━━ MATERIAL FOR THIS TASK ━━

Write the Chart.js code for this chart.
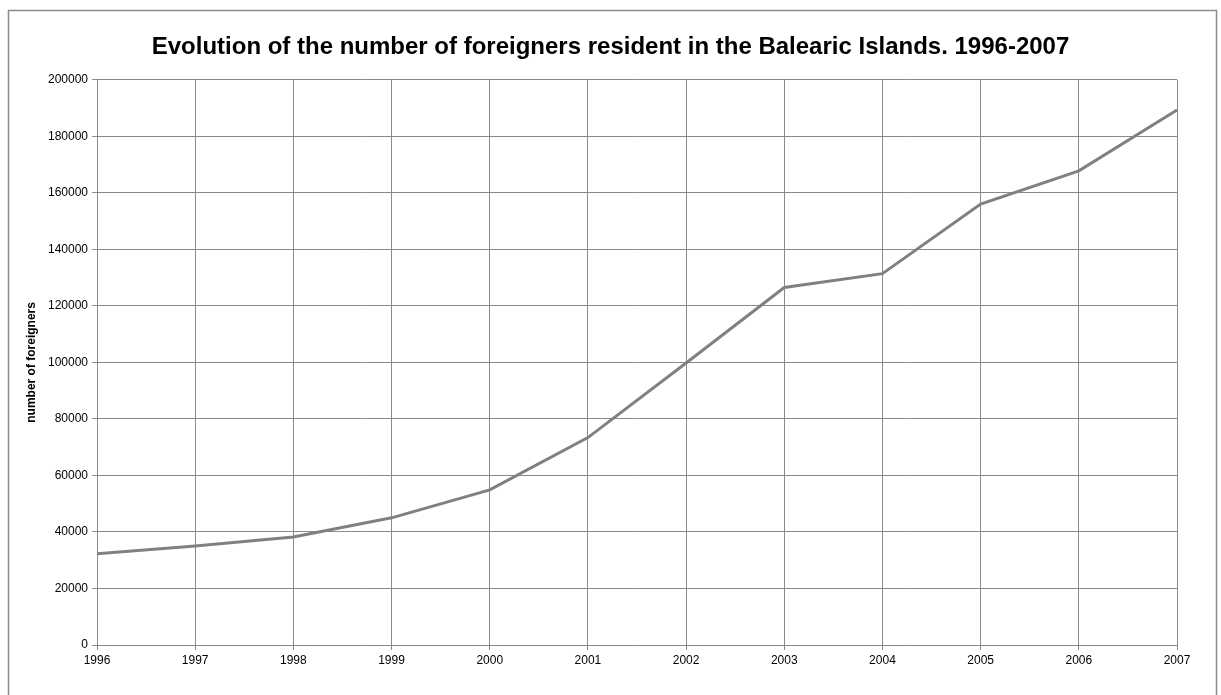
<!DOCTYPE html>
<html>
<head>
  <title>Foreigners resident in the Balearic Islands</title>
  <script src="https://cdn.jsdelivr.net/npm/chart.js"></script>
  <style>
    body { margin: 0; background: #fff; }
    #wrap { width: 1221px; height: 695px; }
  </style>
</head>
<body>
<div id="wrap"><canvas id="chart"></canvas></div>
<script>
  const years = ['1996', '1997', '1998', '1999', '2000', '2001', '2002', '2003', '2004', '2005', '2006', '2007'];
  const foreigners = [32300, 35000, 38200, 45000, 54900, 73400, 99800, 126500, 131400, 156000, 167800, 189300];
  const yTicks = [0, 20000, 40000, 60000, 80000, 100000, 120000, 140000, 160000, 180000, 200000];

  const font = 'Liberation Sans, Arial, sans-serif';

  // white page + thin gray frame like the spreadsheet export
  const frame = {
    id: 'frame',
    beforeDraw(chart) {
      const ctx = chart.ctx;
      ctx.save();
      ctx.fillStyle = '#fff';
      ctx.fillRect(0, 0, chart.width, chart.height);
      ctx.strokeStyle = '#8c8c8c';
      ctx.lineWidth = 1.5;
      ctx.strokeRect(8.5, 10.5, 1208, 700);
      ctx.restore();
    }
  };

  new Chart(document.getElementById('chart'), {
    type: 'line',
    data: {
      labels: years,
      datasets: [{
        label: 'foreigners',
        data: foreigners,
        borderColor: '#808080',
        borderWidth: 3,
        pointRadius: 0,
        tension: 0,
        fill: false
      }]
    },
    options: {
      responsive: true,
      maintainAspectRatio: false,
      animation: false,
      layout: { padding: 0 },
      plugins: {
        legend: { display: false },
        tooltip: { enabled: false },
        title: {
          display: true,
          text: 'Evolution of the number of foreigners resident in the Balearic Islands. 1996-2007',
          color: '#000',
          font: { family: font, size: 24, weight: 'bold' },
          padding: { top: 33, bottom: 18 }
        }
      },
      scales: {
        x: {
          grid: { color: '#8a8a8a', lineWidth: 1, tickLength: 5, offset: false },
          border: { color: '#8a8a8a' },
          ticks: { color: '#000', font: { family: font, size: 12 }, padding: 3, maxRotation: 0, autoSkip: false },
          afterFit(scale) { scale.height = 50; }
        },
        y: {
          min: 0,
          max: 200000,
          afterBuildTicks(scale) { scale.ticks = yTicks.map(v => ({ value: v })); },
          grid: { color: '#8a8a8a', lineWidth: 1, tickLength: 5 },
          border: { color: '#8a8a8a' },
          ticks: { color: '#000', font: { family: font, size: 12 }, padding: 4, callback: v => String(v) },
          title: {
            display: true,
            text: 'number of foreigners',
            color: '#000',
            font: { family: font, size: 12, weight: 'bold' },
            padding: { top: 24, bottom: 0 }
          },
          afterFit(scale) { scale.width = 97; }
        },
        // empty right-hand margin so the title stays centred on the page
        spacer: {
          type: 'linear',
          position: 'right',
          grid: { display: false },
          border: { display: false },
          ticks: { display: false },
          afterFit(scale) { scale.width = 44; }
        }
      }
    },
    plugins: [frame]
  });
</script>
</body>
</html>
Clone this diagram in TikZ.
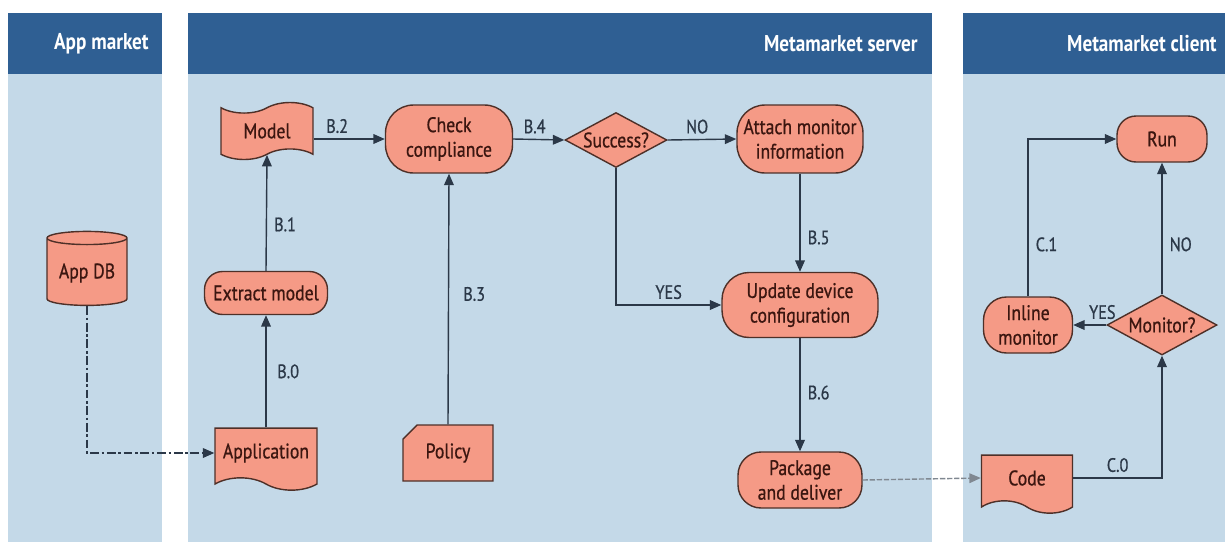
\documentclass[tikz,border=0pt]{standalone}
\usepackage{fontspec}
\setmainfont{PT Sans}[FakeStretch=0.84]
\newfontfamily\nodefont{PT Sans}[FakeStretch=0.84, FakeBold=0.7]
\usetikzlibrary{shapes.geometric,shapes.misc,shapes.symbols,arrows.meta}
\definecolor{hdr}{HTML}{2F5F93}
\definecolor{lanebg}{HTML}{C4D9E8}
\definecolor{nfill}{HTML}{F59A86}
\definecolor{nline}{HTML}{4E3028}
\definecolor{ntext}{HTML}{3B1610}
\definecolor{edgec}{HTML}{2B3848}
\tikzset{
  base/.style={draw=nline, fill=nfill, line width=0.8pt, text=ntext, align=center,
    font=\nodefont\fontsize{12}{14}\selectfont, inner sep=1pt},
  term/.style n args={3}{base, rectangle, minimum width=#1, minimum height=#2, rounded corners=#3},
  decide/.style 2 args={base, diamond, aspect=2, minimum width=#1, minimum height=#2, inner sep=0pt},
  doc/.style 2 args={base, tape, tape bend top=none, tape bend bottom=out and in, tape bend height=7pt, minimum width=#1, minimum height=#2},
  flag/.style 2 args={base, tape, tape bend height=6pt, minimum width=#1, minimum height=#2},
  card/.style 2 args={base, chamfered rectangle, chamfered rectangle corners=north west, chamfered rectangle xsep=4pt, chamfered rectangle ysep=4pt, minimum width=#1, minimum height=#2},
  db/.style 2 args={base, cylinder, shape border rotate=90, aspect=0.22, minimum width=#1, minimum height=#2},
  conn/.style={draw=edgec, line width=0.8pt, -{Triangle[length=6.5pt,width=5.5pt]}},
  lbl/.style={text=edgec, font=\nodefont\fontsize{11}{13}\selectfont, inner sep=2pt},
  hdrtxt/.style={text=white, font=\bfseries\fontsize{13}{15}\selectfont, anchor=east, inner sep=0pt},
}
\begin{document}
\begin{tikzpicture}[x=0.02cm,y=-0.02cm]
\useasboundingbox (0,0) rectangle (1225,542);
\fill[white] (0,0) rectangle (1225,542);
% lanes
\fill[lanebg] (8,74) rectangle (162,542);
\fill[hdr] (8,13) rectangle (162,74);
\fill[lanebg] (188,74) rectangle (932,542);
\fill[hdr] (188,13) rectangle (932,74);
\fill[lanebg] (963,74) rectangle (1225,542);
\fill[hdr] (963,13) rectangle (1225,74);
\node[hdrtxt] (h1) at (149,44) {App market};
\node[hdrtxt] (h2) at (918,44) {Metamarket server};
\node[hdrtxt] (h3) at (1217,44) {Metamarket client};

% nodes
\node[db={1.6cm}{1.48cm}] (appdb) at (87,273) {App DB};
\node[flag={1.84cm}{1.14cm}] (model) at (267,131) {Model};
\node[term={2.46cm}{0.86cm}{0.36cm}] (extract) at (266,293) {Extract model};
\node[doc={2.04cm}{1.24cm}] (app) at (266,453) {Application};
\node[term={2.54cm}{1.36cm}{0.56cm}] (check) at (449,139) {Check\\compliance};
\node[card={1.8cm}{1.12cm}] (policy) at (448,453) {Policy};
\node[decide={2.04cm}{1.1cm}] (success) at (616,140) {Success?};
\node[term={2.52cm}{1.36cm}{0.56cm}] (attach) at (800,139) {Attach monitor\\information};
\node[term={3.12cm}{1.3cm}{0.54cm}] (update) at (800,305) {Update device\\configuration};
\node[term={2.48cm}{1.12cm}{0.46cm}] (package) at (800,480) {Package\\and deliver};
\node[doc={1.82cm}{1.16cm}] (code) at (1027,478) {Code};
\node[term={1.8cm}{0.92cm}{0.38cm}] (run) at (1162,139) {Run};
\node[term={1.78cm}{1.12cm}{0.46cm}] (inline) at (1028,325) {Inline\\monitor};
\node[decide={2.2cm}{1.2cm}] (monitor) at (1162,325) {Monitor?};

% connectors
\draw[conn, dash pattern=on 5pt off 1.5pt on 1.5pt off 1.5pt] (appdb.south) |- (app.west);
\draw[conn] (app.north) -- node[lbl, right=4pt, pos=0.5] (l0) {B.0} (extract.south);
\draw[conn] (extract.north) -- node[lbl, right=2pt, pos=0.4] (l1) {B.1} (model.south);
\draw[conn] (model.east |- check.west) -- node[lbl, above=1pt, pos=0.33] (l2) {B.2} (check.west);
\draw[conn] (policy.north) -- node[lbl, right=6pt, pos=0.52] (l3) {B.3} (check.south);
\draw[conn] (check.east) -- node[lbl, above=1pt, pos=0.42] (l4) {B.4} (success.west);
\draw[conn] (success.east) -- node[lbl, above=1pt, pos=0.43] (lno) {NO} (attach.west);
\draw[conn] (success.south) |- node[lbl, above=1pt, pos=0.75] (lyes) {YES} (update.west);
\draw[conn] (attach.south) -- node[lbl, right=2pt, pos=0.65] (l5) {B.5} (update.north);
\draw[conn] (update.south) -- node[lbl, right=2pt, pos=0.48] (l6) {B.6} (package.north);
\draw[conn, draw=edgec!60, dash pattern=on 3pt off 1pt] (package.east) -- (code.west);
\draw[conn] (code.east) -| node[lbl, above=1pt, pos=0.25] (lc0) {C.0} (monitor.south);
\draw[conn] (monitor.west) -- node[lbl, above=1pt, pos=0.12] (lyes2) {YES} (inline.east);
\draw[conn] (monitor.north) -- node[lbl, right=2pt, pos=0.38] (lno2) {NO} (run.south);
\draw[conn] (inline.north) |- node[lbl, right=2pt, pos=0.165] (lc1) {C.1} (run.west);
\end{tikzpicture}
\end{document}
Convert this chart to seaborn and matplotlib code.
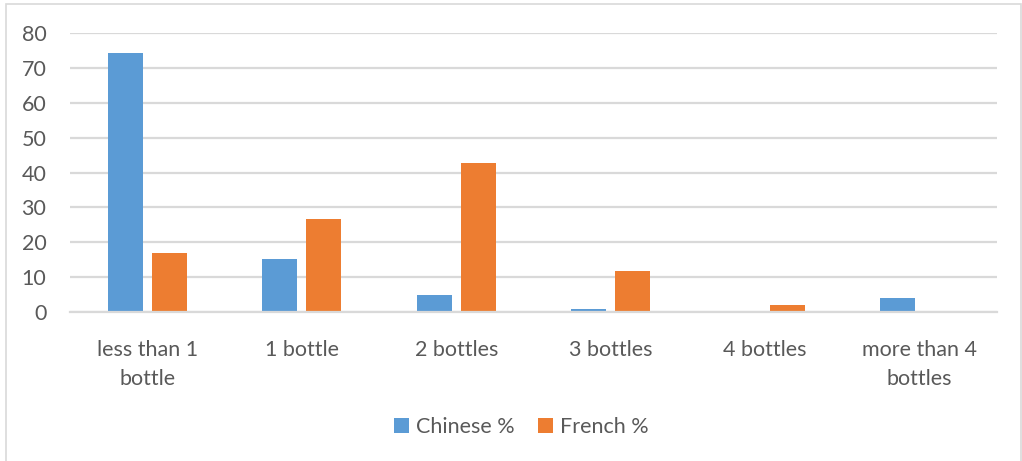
import matplotlib
matplotlib.use("Agg")
import matplotlib.pyplot as plt
import seaborn as sns
import pandas as pd
from matplotlib.patches import Rectangle

categories = ["less than 1\nbottle", "1 bottle", "2 bottles", "3 bottles",
              "4 bottles", "more than 4\nbottles"]
chinese_pct = [74.4, 15.3, 5.0, 0.9, 0.3, 4.1]
french_pct = [16.8, 26.8, 42.7, 11.8, 1.9, 0.0]
series_names = ["Chinese %", "French %"]
yticks = [0, 10, 20, 30, 40, 50, 60, 70, 80]

df = pd.DataFrame({
    "category": categories * 2,
    "value": chinese_pct + french_pct,
    "series": [series_names[0]] * len(categories) + [series_names[1]] * len(categories),
})

sns.set_theme(style="white")
plt.rcParams["font.family"] = ["Lato", "DejaVu Sans"]
text_color = "#595959"
grid_color = "#D9D9D9"

fig = plt.figure(figsize=(10.22, 4.61), dpi=100)
ax = fig.add_axes([0.0685, 0.3232, 0.907, 0.6052])

sns.barplot(data=df, x="category", y="value", hue="series",
            palette=["#5B9BD5", "#ED7D31"], width=0.57, gap=0.21,
            saturation=1, linewidth=0, edgecolor="none", ax=ax, legend=True)

ax.set_ylim(0, 80)
ax.set_yticks(yticks)
ax.set_xlim(-0.5, len(categories) - 0.5)
ax.yaxis.grid(True, color=grid_color, linewidth=1.6)
ax.set_axisbelow(True)
for side in ["top", "right", "left"]:
    ax.spines[side].set_visible(False)
ax.spines["bottom"].set_color(grid_color)
ax.spines["bottom"].set_linewidth(1.6)
ax.tick_params(axis="both", length=0, labelsize=15.5, colors=text_color)
ax.tick_params(axis="x", pad=20)
ax.tick_params(axis="y", pad=17)
for lbl in ax.get_xticklabels():
    lbl.set_linespacing(1.55)
ax.set_xlabel("")
ax.set_ylabel("")

handles, labels = ax.get_legend_handles_labels()
ax.legend_.remove()
fig.legend(handles, labels, loc="center", bbox_to_anchor=(0.51, 0.074),
           ncol=2, frameon=False, fontsize=15.5, labelcolor=text_color,
           handlelength=0.7, handleheight=0.7, handletextpad=0.35,
           columnspacing=1.05)

fig.patches.append(Rectangle((0.006, -0.01), 0.993, 1.001, transform=fig.transFigure,
                             fill=False, edgecolor="#D9D9D9", linewidth=1.2))

fig.savefig("out.png", dpi=100)
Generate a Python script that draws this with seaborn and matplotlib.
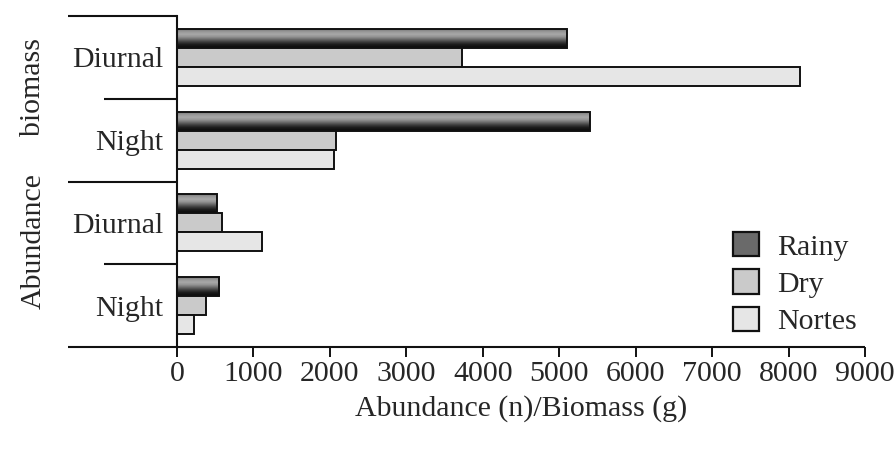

━━━

From the listing above, find the number of lines with the word "script" in them. Answer with the number only.

OUTPUT OF THE EXERCISE: 4